§ **Set problem**: Output the first line of the listing and each line after it, up to and including the line that contains "0.2, 0.02, 0, 0]", exactly as written, minus the pictures.

----

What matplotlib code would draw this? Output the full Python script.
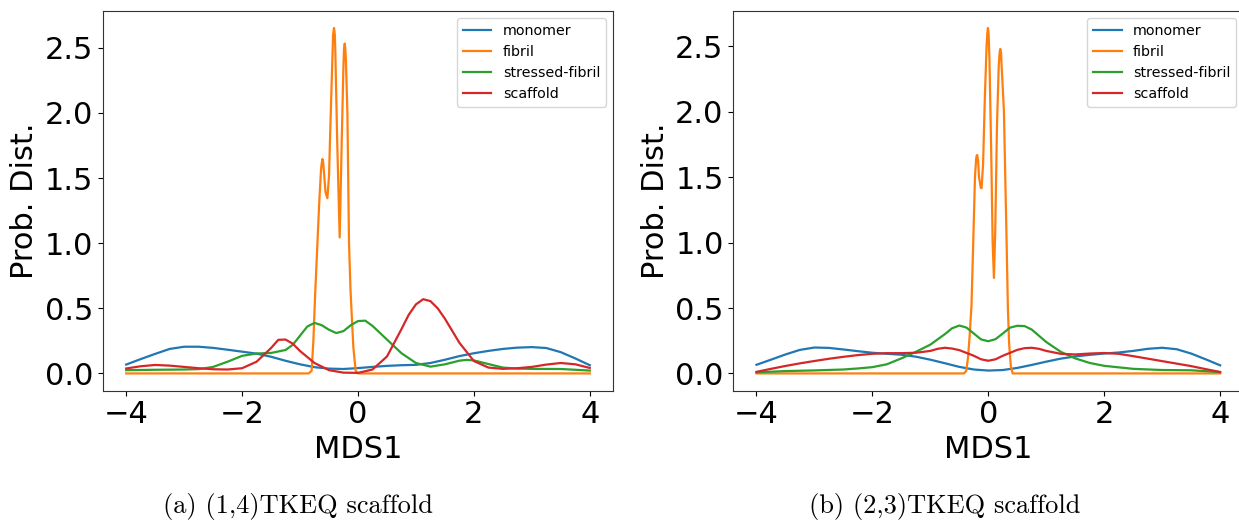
import numpy as np
import matplotlib
matplotlib.use("Agg")
import matplotlib.pyplot as plt

labels = ["monomer", "fibril", "stressed-fibril", "scaffold"]
colors = ["#1f77b4", "#ff7f0e", "#2ca02c", "#d62728"]
captions = ["(a) (1,4)TKEQ scaffold", "(b) (2,3)TKEQ scaffold"]
xticks = [-4, -2, 0, 2, 4]
yticks = [0.0, 0.5, 1.0, 1.5, 2.0, 2.5]

grid = [-4, -3.75, -3.5, -3.25, -3, -2.75, -2.5, -2.25, -2, -1.75, -1.5, -1.25, -1,
        -0.75, -0.5, -0.25, 0, 0.25, 0.5, 0.75, 1, 1.25, 1.5, 1.75, 2, 2.25, 2.5,
        2.75, 3, 3.25, 3.5, 3.75, 4]

# ---------------- panel (a) ----------------
a_monomer_x = grid
a_monomer_y = [0.068, 0.11, 0.15, 0.188, 0.205, 0.205, 0.196, 0.182, 0.167, 0.152, 0.128,
               0.097, 0.07, 0.048, 0.037, 0.034, 0.041, 0.05, 0.058, 0.063, 0.066, 0.08,
               0.105, 0.133, 0.155, 0.173, 0.188, 0.198, 0.202, 0.195, 0.163, 0.115, 0.063]

a_fibril_x = [-4, -0.85, -0.8, -0.77, -0.74, -0.7, -0.67, -0.64, -0.63, -0.614, -0.6, -0.59,
              -0.56, -0.528, -0.5, -0.47, -0.44, -0.43, -0.414, -0.4, -0.39, -0.36, -0.316,
              -0.28, -0.25, -0.24, -0.229, -0.22, -0.21, -0.183, -0.155, -0.13, -0.114,
              -0.08, -0.04, 0.0, 4]
a_fibril_y = [0, 0, 0.02, 0.25, 0.6, 1.0, 1.3, 1.55, 1.6, 1.646, 1.62, 1.56,
              1.39, 1.345, 1.52, 2.0, 2.45, 2.6, 2.652, 2.6, 2.45, 1.8, 1.044,
              1.8, 2.38, 2.5, 2.532, 2.5, 2.42, 2.0, 1.0, 0.65, 0.5,
              0.2, 0.02, 0, 0]

a_stressed_x = [-4, -3.5, -3, -2.75, -2.5, -2.25, -2, -1.75, -1.5, -1.25, -1.125, -1, -0.875,
                -0.75, -0.625, -0.5, -0.375, -0.25, -0.125, 0, 0.125, 0.25, 0.5, 0.75, 1,
                1.25, 1.5, 1.75, 1.875, 2, 2.25, 2.5, 2.75, 3, 3.5, 4]
a_stressed_y = [0.025, 0.028, 0.03, 0.033, 0.05, 0.09, 0.135, 0.153, 0.157, 0.18, 0.22, 0.29,
                0.36, 0.388, 0.37, 0.335, 0.31, 0.325, 0.37, 0.402, 0.405, 0.365, 0.26, 0.155,
                0.08, 0.052, 0.07, 0.098, 0.104, 0.1, 0.072, 0.045, 0.037, 0.035, 0.034, 0.022]

a_scaffold_x = [-4, -3.75, -3.5, -3.25, -3, -2.75, -2.5, -2.25, -2, -1.75, -1.5, -1.375, -1.25,
                -1.125, -1, -0.75, -0.5, -0.25, 0, 0.25, 0.5, 0.75, 0.875, 1, 1.125, 1.25,
                1.375, 1.5, 1.75, 2, 2.25, 2.5, 2.75, 3, 3.25, 3.5, 3.75, 4]
a_scaffold_y = [0.038, 0.055, 0.065, 0.06, 0.05, 0.04, 0.032, 0.03, 0.04, 0.09, 0.195, 0.258,
                0.26, 0.228, 0.172, 0.08, 0.025, 0.006, 0.004, 0.03, 0.13, 0.34, 0.45, 0.53,
                0.57, 0.555, 0.5, 0.42, 0.235, 0.095, 0.045, 0.035, 0.04, 0.05, 0.068, 0.08,
                0.07, 0.042]

# ---------------- panel (b) ----------------
b_monomer_x = grid
b_monomer_y = [0.066, 0.105, 0.145, 0.18, 0.198, 0.195, 0.183, 0.17, 0.158, 0.15, 0.143,
               0.128, 0.105, 0.078, 0.05, 0.03, 0.022, 0.026, 0.042, 0.065, 0.09, 0.113,
               0.13, 0.142, 0.152, 0.16, 0.172, 0.188, 0.196, 0.185, 0.152, 0.108, 0.062]

b_fibril_x = [-4, -0.42, -0.38, -0.35, -0.32, -0.29, -0.26, -0.23, -0.21, -0.2, -0.19, -0.175,
              -0.16, -0.13, -0.116, -0.09, -0.06, -0.03, -0.017, -0.007, 0.005, 0.02, 0.05,
              0.075, 0.097, 0.12, 0.15, 0.18, 0.195, 0.207, 0.22, 0.23, 0.27, 0.295, 0.316,
              0.338, 0.36, 0.39, 0.42, 4]
b_fibril_y = [0, 0, 0.02, 0.12, 0.3, 0.52, 1.0, 1.5, 1.64, 1.665, 1.669, 1.62,
              1.5, 1.42, 1.415, 1.6, 2.1, 2.5, 2.6, 2.64, 2.6, 2.4, 1.7,
              1.0, 0.73, 1.1, 1.9, 2.35, 2.45, 2.48, 2.45, 2.35, 2.0, 1.45, 1.0,
              0.5, 0.22, 0.05, 0, 0]

b_stressed_x = [-4, -3.5, -3, -2.5, -2.25, -2, -1.75, -1.5, -1.25, -1, -0.75, -0.625, -0.5,
                -0.375, -0.25, -0.125, 0, 0.125, 0.25, 0.375, 0.5, 0.625, 0.75, 1, 1.25,
                1.5, 1.75, 2, 2.5, 3, 3.5, 4]
b_stressed_y = [0.008, 0.018, 0.023, 0.03, 0.038, 0.048, 0.07, 0.115, 0.165, 0.22, 0.3, 0.345,
                0.366, 0.35, 0.305, 0.26, 0.246, 0.262, 0.305, 0.35, 0.364, 0.362, 0.335,
                0.24, 0.165, 0.115, 0.08, 0.058, 0.035, 0.026, 0.024, 0.01]

b_scaffold_x = [-4, -3.75, -3.5, -3.25, -3, -2.75, -2.5, -2.25, -2, -1.75, -1.5, -1.25, -1,
                -0.875, -0.75, -0.625, -0.5, -0.25, -0.125, 0, 0.125, 0.25, 0.5, 0.625, 0.75,
                0.875, 1, 1.25, 1.5, 1.75, 2, 2.25, 2.5, 2.75, 3, 3.25, 3.5, 3.75, 4]
b_scaffold_y = [0.012, 0.035, 0.057, 0.077, 0.095, 0.112, 0.127, 0.14, 0.15, 0.155, 0.155,
                0.158, 0.172, 0.188, 0.196, 0.19, 0.178, 0.135, 0.108, 0.097, 0.108, 0.135,
                0.18, 0.193, 0.196, 0.188, 0.172, 0.15, 0.145, 0.152, 0.156, 0.15, 0.132,
                0.113, 0.094, 0.075, 0.056, 0.033, 0.011]

panels = [
    [(a_monomer_x, a_monomer_y), (a_fibril_x, a_fibril_y),
     (a_stressed_x, a_stressed_y), (a_scaffold_x, a_scaffold_y)],
    [(b_monomer_x, b_monomer_y), (b_fibril_x, b_fibril_y),
     (b_stressed_x, b_stressed_y), (b_scaffold_x, b_scaffold_y)],
]

W, H = 1239, 522
fig = plt.figure(figsize=(W / 100, H / 100), dpi=100)
axes_px = [(103, 10.7, 510, 380), (733.3, 10.7, 510, 380)]
caption_pos = [(298, 507), (945, 507)]

for (l, t, w, h), series, cap, cpos in zip(axes_px, panels, captions, caption_pos):
    ax = fig.add_axes([l / W, (H - t - h) / H, w / W, h / H])
    for (xs, ys), lab, col in zip(series, labels, colors):
        ax.plot(xs, ys, color=col, lw=1.6, label=lab)
    ax.set_xticks(xticks)
    ax.set_yticks(yticks)
    ax.tick_params(labelsize=22)
    for s in ax.spines.values():
        s.set_edgecolor("#333333")
    ax.set_xlabel("MDS1", fontsize=22)
    ax.set_ylabel("Prob. Dist.", fontsize=22)
    ax.legend(loc="upper right", fontsize=10.3)
    fig.text(cpos[0] / W, 1 - cpos[1] / H, cap, ha="center", va="center",
             fontsize=19, family="cmr10")

fig.savefig("out.png", dpi=100)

----

§ **Exercise answer**:
What matplotlib code would draw this? Output the full Python script.
import numpy as np
import matplotlib
matplotlib.use("Agg")
import matplotlib.pyplot as plt

labels = ["monomer", "fibril", "stressed-fibril", "scaffold"]
colors = ["#1f77b4", "#ff7f0e", "#2ca02c", "#d62728"]
captions = ["(a) (1,4)TKEQ scaffold", "(b) (2,3)TKEQ scaffold"]
xticks = [-4, -2, 0, 2, 4]
yticks = [0.0, 0.5, 1.0, 1.5, 2.0, 2.5]

grid = [-4, -3.75, -3.5, -3.25, -3, -2.75, -2.5, -2.25, -2, -1.75, -1.5, -1.25, -1,
        -0.75, -0.5, -0.25, 0, 0.25, 0.5, 0.75, 1, 1.25, 1.5, 1.75, 2, 2.25, 2.5,
        2.75, 3, 3.25, 3.5, 3.75, 4]

# ---------------- panel (a) ----------------
a_monomer_x = grid
a_monomer_y = [0.068, 0.11, 0.15, 0.188, 0.205, 0.205, 0.196, 0.182, 0.167, 0.152, 0.128,
               0.097, 0.07, 0.048, 0.037, 0.034, 0.041, 0.05, 0.058, 0.063, 0.066, 0.08,
               0.105, 0.133, 0.155, 0.173, 0.188, 0.198, 0.202, 0.195, 0.163, 0.115, 0.063]

a_fibril_x = [-4, -0.85, -0.8, -0.77, -0.74, -0.7, -0.67, -0.64, -0.63, -0.614, -0.6, -0.59,
              -0.56, -0.528, -0.5, -0.47, -0.44, -0.43, -0.414, -0.4, -0.39, -0.36, -0.316,
              -0.28, -0.25, -0.24, -0.229, -0.22, -0.21, -0.183, -0.155, -0.13, -0.114,
              -0.08, -0.04, 0.0, 4]
a_fibril_y = [0, 0, 0.02, 0.25, 0.6, 1.0, 1.3, 1.55, 1.6, 1.646, 1.62, 1.56,
              1.39, 1.345, 1.52, 2.0, 2.45, 2.6, 2.652, 2.6, 2.45, 1.8, 1.044,
              1.8, 2.38, 2.5, 2.532, 2.5, 2.42, 2.0, 1.0, 0.65, 0.5,
              0.2, 0.02, 0, 0]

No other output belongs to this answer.